Amid cooling inflation in August, the door has opened for the Bank of England to pause its rate hikes.
On Wednesday, data from the UK's Office for National Statistics revealed that the UK's Consumer Price Index (CPI) for August rose by 6.7% year-on-year, lower than the previous 6.8% and below analysts' expectations of 7%. This marks the lowest level in 18 months.
Excluding food and fuel, the core CPI also saw a significant drop from its previous 6.9% to 6.2%, while inflation in the services sector declined from 7.4% to 6.8%.
Following the data release, the British pound weakened, and UK bond yields fell. The pound dropped 0.5% to its weakest level since May, and the yield on two-year UK bonds fell to 4.298%.
Swap markets indicate that traders now see a 50% chance of the Bank of England raising rates by 25 basis points on Thursday, down from the previous 80%.
Significant Slide in Services Inflation
The persistent inflation in services saw a notable decline, moving from 7.4% to 6.8%. The UK's Office for National Statistics attributed the drop in inflation mainly to decreases in hotel and airfare prices, which tend to be volatile, and a slower rise in food prices compared to the same period last year.
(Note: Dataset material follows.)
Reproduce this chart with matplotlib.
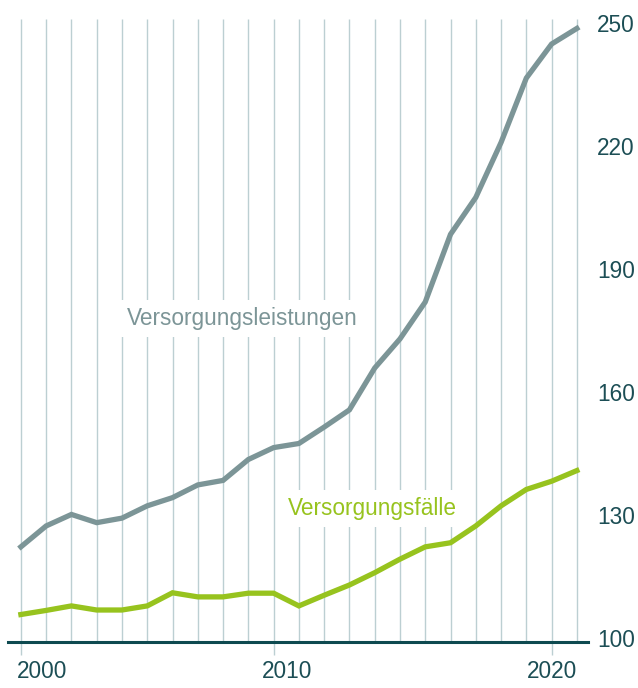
import numpy as np
import matplotlib
matplotlib.use("Agg")
import matplotlib.pyplot as plt
from matplotlib.transforms import ScaledTranslation

plt.rcParams['font.family'] = ['Liberation Sans', 'DejaVu Sans']

# ---- data (index values) ----
years = list(range(2000, 2023))
leistungen = [123.2, 128.3, 131.1, 129.1, 130.2, 133.2, 135.2, 138.3, 139.4, 144.5,
              147.4, 148.4, 152.4, 156.6, 166.8, 173.9, 182.9, 199.4, 208.4, 221.8,
              237.5, 245.8, 249.6]
faelle = [106.7, 107.7, 108.8, 107.8, 107.8, 108.8, 112.0, 111.0, 111.0, 111.9,
          111.9, 108.8, 111.4, 113.9, 116.9, 120.2, 123.2, 124.2, 128.3, 133.2,
          137.2, 139.2, 141.8]
yticks = [100, 130, 160, 190, 220, 250]
xtick_labels = ['2000', '2010', '2020']
xtick_pos = [2000.85, 2010.55, 2021.0]
major_years = [2000, 2010, 2021]
label_leist = 'Versorgungsleistungen'
label_faelle = 'Versorgungsfälle'

# ---- styling ----
C_GRAY = '#7c9597'
C_GREEN = '#97c31e'
C_TEXT = '#1c4e55'
C_BASE = '#0e4a50'
C_GRID = '#bccfd2'
FS = 16.3

fig = plt.figure(figsize=(6.38, 6.88), dpi=100)
ax = fig.add_axes([8/638, (688-642)/688, (588-8)/638, (642-19)/688])
ax.set_xlim(1999.49, 2022.44)
ax.set_ylim(100, 251.9)

for s in ax.spines.values():
    s.set_visible(False)

# vertical grid lines
ax.vlines(years, 100, 251.9, colors=C_GRID, linewidth=1.0, zorder=1)
# longer ticks below baseline
ax.vlines(major_years, 96.9, 100, colors=C_GRID, linewidth=1.0, zorder=1, clip_on=False)
# baseline
ax.axhline(100, color=C_BASE, linewidth=2.2, zorder=4, clip_on=False)

ax.plot(years, leistungen, color=C_GRAY, linewidth=3.8, solid_joinstyle='miter', zorder=5)
ax.plot(years, faelle, color=C_GREEN, linewidth=3.8, solid_joinstyle='miter', zorder=5)

ax.text(2008.78, 178.9, label_leist, color=C_GRAY, fontsize=FS, ha='center', va='center',
        zorder=3, bbox=dict(facecolor='white', edgecolor='none', pad=5))
ax.text(2013.89, 132.6, label_faelle, color=C_GREEN, fontsize=FS, ha='center', va='center',
        zorder=3, bbox=dict(facecolor='white', edgecolor='none', pad=5))

ax.yaxis.tick_right()
ax.set_yticks(yticks)
ax.set_yticklabels([str(v) for v in yticks])
ax.tick_params(axis='y', length=0, pad=6.5, labelsize=FS, labelcolor=C_TEXT)
for lab in ax.get_yticklabels():
    lab.set_transform(lab.get_transform() + ScaledTranslation(0, 4/100, fig.dpi_scale_trans))

ax.set_xticks(xtick_pos)
ax.set_xticklabels(xtick_labels)
ax.tick_params(axis='x', length=0, pad=13, labelsize=FS, labelcolor=C_TEXT)

fig.savefig('out.png', dpi=100, facecolor='white')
Additionally, despite rising oil prices pushing up this month's production input and output prices, price pressures continue to ease. Compared to the same period last year, the costs of fuel and raw materials fell by 2.3%, while factory gate prices dropped by 0.4%.
This data comes as a relief for the UK, which has been grappling with the most severe inflation issues among the G7 nations for months. While the European Central Bank and the Federal Reserve have hinted that their tightening cycles might be ending, the Bank of England has had to emphasize its commitment to curbing prices.
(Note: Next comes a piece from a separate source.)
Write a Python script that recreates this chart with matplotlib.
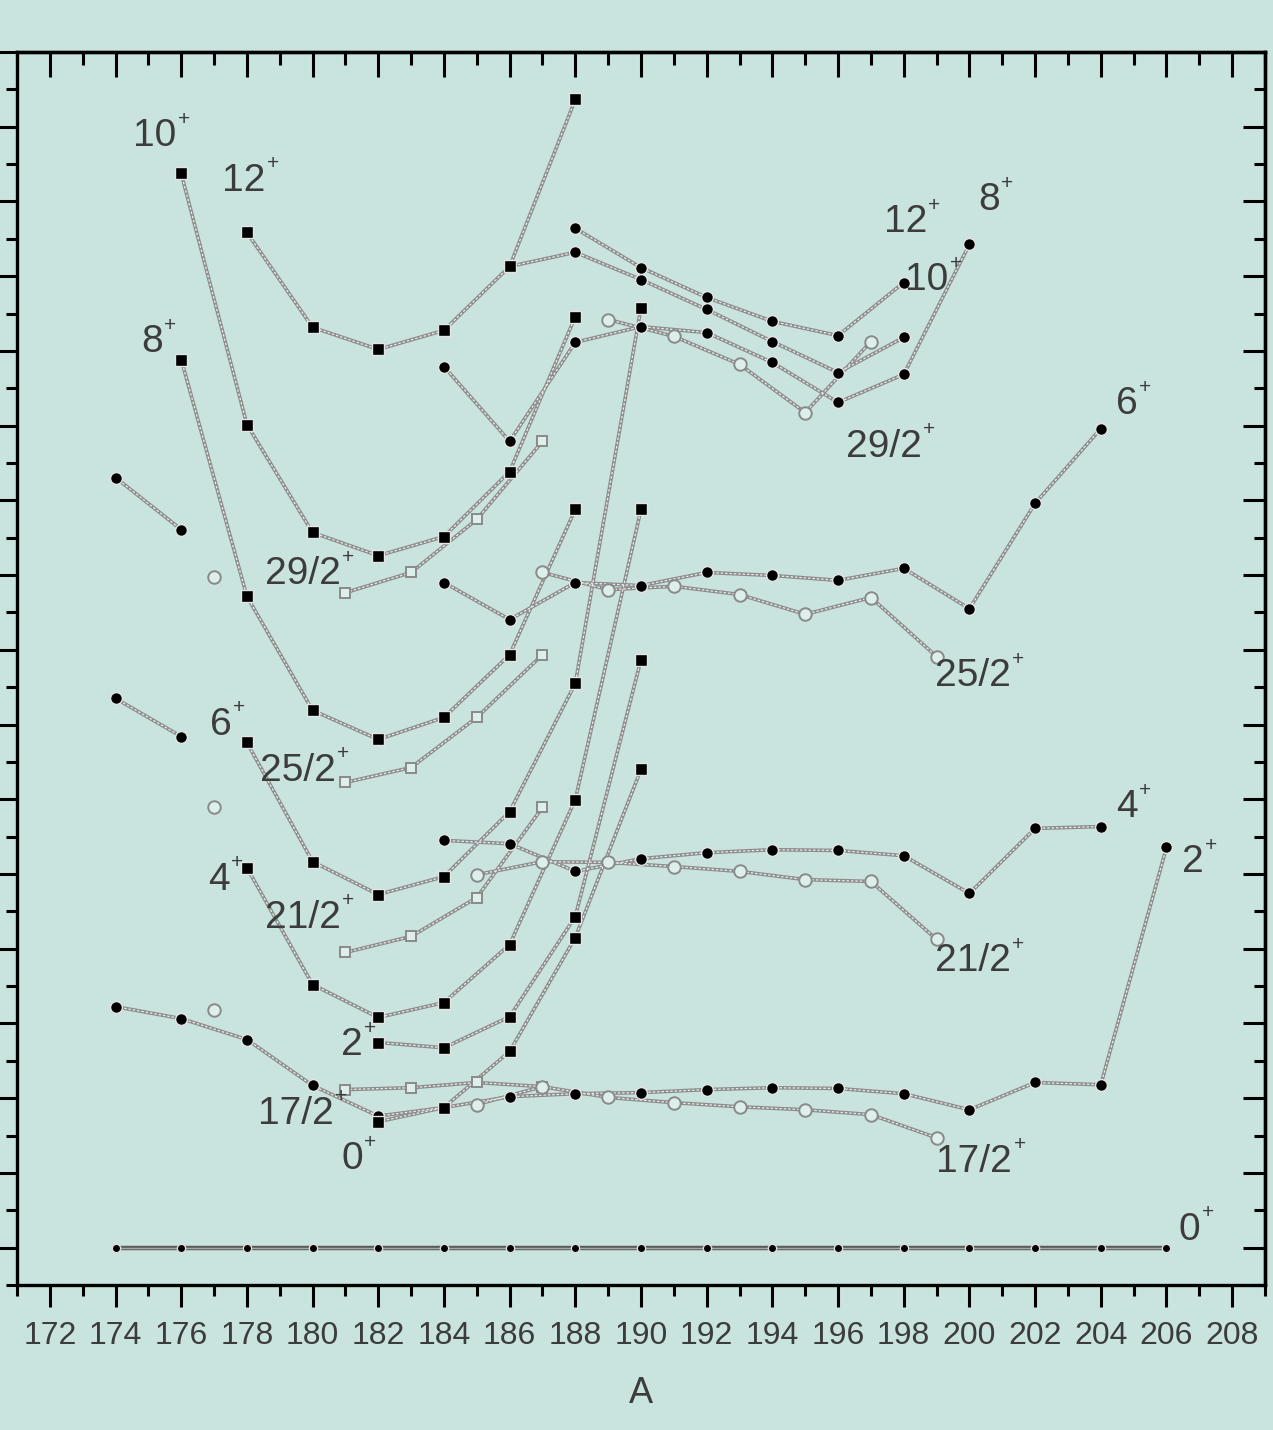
import matplotlib.pyplot as plt
from matplotlib.ticker import MultipleLocator

plt.rcParams['font.family'] = ['Liberation Sans Narrow', 'Liberation Sans', 'DejaVu Sans']

# ground band of the even isotopes (filled circles), energies in keV
A_g0 = [174, 176, 178, 180, 182, 184, 186, 188, 190, 192, 194, 196, 198, 200, 202, 204, 206]
E_g0 = [0, 0, 0, 0, 0, 0, 0, 0, 0, 0, 0, 0, 0, 0, 0, 0, 0]
A_g2 = [174, 176, 178, 180, 182, 184, 186, 188, 190, 192, 194, 196, 198, 200, 202, 204, 206]
E_g2 = [645, 613, 557, 434, 352, 375, 404, 412, 415, 423, 428, 426, 412, 369, 442, 436, 1071]
A_g4a = [174, 176]
E_g4a = [1470, 1368]
A_g4 = [184, 186, 188, 190, 192, 194, 196, 198, 200, 202, 204]
E_g4 = [1090, 1081, 1007, 1041, 1057, 1065, 1063, 1049, 948, 1122, 1127]
A_g6a = [174, 176]
E_g6a = [2061, 1922]
A_g6 = [184, 186, 188, 190, 192, 194, 196, 198, 200, 202, 204]
E_g6 = [1780, 1681, 1780, 1772, 1807, 1799, 1786, 1818, 1710, 1992, 2192]
A_g8 = [184, 186, 188, 190, 192, 194, 196, 198, 200]
E_g8 = [2358, 2158, 2423, 2465, 2449, 2369, 2262, 2337, 2685]
A_g10 = [186, 188, 190, 192, 194, 196, 198]
E_g10 = [2626, 2664, 2591, 2511, 2425, 2342, 2436]
A_g12 = [188, 190, 192, 194, 196, 198]
E_g12 = [2728, 2623, 2543, 2479, 2441, 2583]

# intruder band (filled squares)
A_s0 = [182, 184, 186, 188, 190]
E_s0 = [337, 375, 525, 830, 1280]
A_s2 = [182, 184, 186, 188, 190]
E_s2 = [549, 535, 618, 886, 1574]
A_s4 = [178, 180, 182, 184, 186, 188, 190]
E_s4 = [1017, 704, 616, 656, 811, 1199, 1976]
A_s6 = [178, 180, 182, 184, 186, 188, 190]
E_s6 = [1352, 1033, 945, 993, 1167, 1510, 2516]
A_s8 = [176, 178, 180, 182, 184, 186, 188]
E_s8 = [2377, 1743, 1438, 1360, 1419, 1587, 1976]
A_s10 = [176, 178, 180, 182, 184, 186, 188]
E_s10 = [2875, 2203, 1914, 1852, 1903, 2077, 2492]
A_s12 = [178, 180, 182, 184, 186, 188]
E_s12 = [2717, 2463, 2404, 2455, 2626, 3073]

# odd isotopes, relative energies (open symbols)
A_oL = [181, 183, 185, 187]
E_o17L = [423, 428, 442, 431]
E_o21L = [790, 833, 937, 1178]
E_o25L = [1245, 1285, 1419, 1587]
E_o29L = [1753, 1807, 1949, 2158]
A_o17R = [185, 187, 189, 191, 193, 195, 197, 199]
E_o17R = [383, 431, 402, 388, 377, 369, 356, 294]
A_o21R = [185, 187, 189, 191, 193, 195, 197, 199]
E_o21R = [998, 1033, 1031, 1020, 1007, 985, 980, 825]
A_o25R = [187, 189, 191, 193, 195, 197, 199]
E_o25R = [1807, 1761, 1770, 1748, 1695, 1740, 1582]
A_o29R = [189, 191, 193, 195, 197]
E_o29R = [2484, 2439, 2364, 2235, 2425]
A_o177 = [177, 177, 177]
E_o177 = [637, 1178, 1796]

# level labels: text, A, E
labels = [
    ('10', 175.2, 2974), ('12', 177.9, 2854), ('8', 175.1, 2423),
    ('29/2', 179.7, 1802), ('6', 177.2, 1400), ('25/2', 179.55, 1277),
    ('4', 177.15, 985), ('21/2', 179.7, 883), ('2', 181.2, 541),
    ('17/2', 179.5, 359), ('0', 181.2, 236),
    ('12', 198.05, 2744), ('8', 200.6, 2803), ('10', 198.7, 2589),
    ('29/2', 197.4, 2144), ('6', 204.8, 2257), ('25/2', 200.1, 1529),
    ('4', 204.8, 1178), ('2', 206.8, 1031), ('21/2', 200.1, 766),
    ('17/2', 200.15, 230), ('0', 206.7, 48),
]

BG = '#c9e4df'
INK = '#3c3c3c'

fig = plt.figure(figsize=(12.73, 14.30), dpi=100, facecolor=BG)
ax = fig.add_axes([17 / 1273, 1 - 1285 / 1430, 1248 / 1273, 1233 / 1430])
ax.set_facecolor(BG)


def line(a, e, z=2):
    ax.plot(a, e, color='#8c8c8c', lw=2.6, zorder=z, solid_capstyle='round')
    ax.plot(a, e, color='#ececec', lw=0.9, ls=(0, (2, 1.5)), zorder=z + 0.1)


def filled(a, e, marker, ms=8.5):
    line(a, e)
    ax.plot(a, e, ls='none', marker=marker, ms=ms, mfc='black', mec='#e4e4e4',
            mew=1.0, zorder=5)


def hollow(a, e, marker, ms=8.5, connect=True):
    if connect:
        line(a, e)
    ax.plot(a, e, ls='none', marker=marker, ms=ms, mfc='#dcefeb', mec='#8a8a8a',
            mew=1.4, zorder=4)


# ground state line
ax.plot(A_g0, E_g0, color='#5a5a5a', lw=3.2, zorder=2)
ax.plot(A_g0, E_g0, color='#a8a8a8', lw=1.0, zorder=2.1)
ax.plot(A_g0, E_g0, ls='none', marker='o', ms=6, mfc='black', mec='#dddddd',
        mew=1.0, zorder=5)

for a, e in [(A_g2, E_g2), (A_g4a, E_g4a), (A_g4, E_g4), (A_g6a, E_g6a),
             (A_g6, E_g6), (A_g8, E_g8), (A_g10, E_g10), (A_g12, E_g12)]:
    filled(a, e, 'o')

for a, e in [(A_s0, E_s0), (A_s2, E_s2), (A_s4, E_s4), (A_s6, E_s6),
             (A_s8, E_s8), (A_s10, E_s10), (A_s12, E_s12)]:
    filled(a, e, 's', ms=8)

for e in [E_o17L, E_o21L, E_o25L, E_o29L]:
    hollow(A_oL, e, 's', ms=7.5)
for a, e in [(A_o17R, E_o17R), (A_o21R, E_o21R), (A_o25R, E_o25R), (A_o29R, E_o29R)]:
    hollow(a, e, 'o', ms=9)
hollow(A_o177, E_o177, 'o', ms=9, connect=False)

# spin labels with a small raised parity sign
for txt, a, e in labels:
    t = ax.text(a, e, txt, fontsize=28, color=INK, ha='center', va='center',
                zorder=6)
    ax.annotate('+', xy=(1.0, 0.98), xycoords=t, xytext=(1, 0),
                textcoords='offset points', fontsize=15, color=INK,
                ha='left', va='center', zorder=6)

# axes, ticks
ax.set_xlim(171, 209)
ax.set_ylim(-100, 3200)
ax.xaxis.set_major_locator(MultipleLocator(2))
ax.xaxis.set_minor_locator(MultipleLocator(1))
ax.yaxis.set_major_locator(MultipleLocator(200))
ax.yaxis.set_minor_locator(MultipleLocator(100))
ax.tick_params(which='both', direction='out', width=2.2, top=False, right=False,
               labelleft=False)
ax.tick_params(which='major', length=16)
ax.tick_params(which='minor', length=8)
ax.tick_params(axis='x', labelsize=23, labelcolor=INK, pad=10)
for s in ax.spines.values():
    s.set_linewidth(2.4)

secx = ax.secondary_xaxis('top')
secx.xaxis.set_major_locator(MultipleLocator(2))
secx.xaxis.set_minor_locator(MultipleLocator(1))
secx.tick_params(which='both', direction='in', width=2.2, labeltop=False)
secx.tick_params(which='major', length=18)
secx.tick_params(which='minor', length=9)
secx.spines['top'].set_linewidth(2.4)

secy = ax.secondary_yaxis('right')
secy.yaxis.set_major_locator(MultipleLocator(200))
secy.yaxis.set_minor_locator(MultipleLocator(100))
secy.tick_params(which='both', direction='in', width=2.2, labelright=False)
secy.tick_params(which='major', length=16)
secy.tick_params(which='minor', length=8)
secy.spines['right'].set_linewidth(2.4)

ax.set_xlabel('A', fontsize=26, color=INK, labelpad=18)

fig.savefig('out.png', dpi=100, facecolor=BG)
To control inflation, the Bank of England has hiked rates 14 times consecutively since December 2021, raising the benchmark rate to 5.25%. Due to stubborn core and services inflation, the market had previously bet on another 25 basis point rate hike by the Bank of England this Thursday, which would bring the benchmark rate to 5.50%.
Focus on Tomorrow's Rate Decision
On Thursday at 7 p.m. Beijing time, the Bank of England will announce its interest rate decision. The unexpectedly cooled inflation has reduced the likelihood of another rate hike, leading to mixed opinions among analysts.
Kitty Ussher, former finance minister and current Chief Economist at the UK Directors Association, suggested that the ongoing rate hike policy is starting to take effect. The Bank of England should allow more time for this policy to work rather than hastily raising the benchmark rate further.
Goldman Sachs pointed out that due to the unexpected drop in inflation, investors have lowered their expectations for a rate hike by the Bank of England this week, suggesting that UK interest rates might have peaked.
Dan Hanson and Ana Andrade from Bloomberg Economics believe that the significant drop in the UK's August CPI increases the risk of the Bank of England not raising rates this week. Overall, they think that wage growth momentum is enough to concern the central bank. However, if the bank believes this month's action will be the last in this tightening cycle and the decline in core inflation is lasting, then the possibility of a rate hike in November will vanish.
Geoff Yu, a strategist for Europe, the Middle East, and Africa at BNY Mellon, anticipates that the Bank of England will follow the European Central Bank's lead and raise rates one last time this week. This could be seen as a "dovish hike," and the soft CPI data for August further solidifies this view.
However, Alpesh Paleja, Chief Economist at the Confederation of British Industry (CBI), stated that despite the recent decline, the Bank of England remains concerned about persistent domestic price pressures. Therefore, the likelihood of another rate hike tomorrow remains significant, although monetary policy changes will be highly data-dependent.
Paul Dales, Chief UK Economist at Capital Economics, still believes that the Bank of England will raise rates by 25 basis points tomorrow, although the risks of unchanged rates and rates having peaked have slightly increased.
Yael Selfin, Chief Economist at KPMG UK, noted that oil prices have risen by 25% since June, implying that inflation will slow down gradually. Therefore, the Monetary Policy Committee might still support a rate hike.
The Real Challenge: Reducing Inflation from 4% to 2%
While the lower-than-expected inflation data for August might please decision-makers at the Bank of England, economists warn that it's too early to celebrate.
Melissa Davies, Chief Economist at Red Atlantic, said that with oil prices rapidly rising in September, we can expect monthly CPI increases to do little to slow the overall CPI deceleration.
Stepping back, the UK's inflation rate remains too high. Still, it will continue to slow by the end of the year, and the real challenge for the Bank of England will be to reduce inflation from 4% to the 2% target.
In a statement, UK Finance Minister Jeremy Hunt said that the plan to address inflation is working, but the inflation rate remains too high. Therefore, it's even more essential to stick to the plan to halve inflation, relieving pressure on households and businesses, which is also the only way to achieve sustainable higher growth.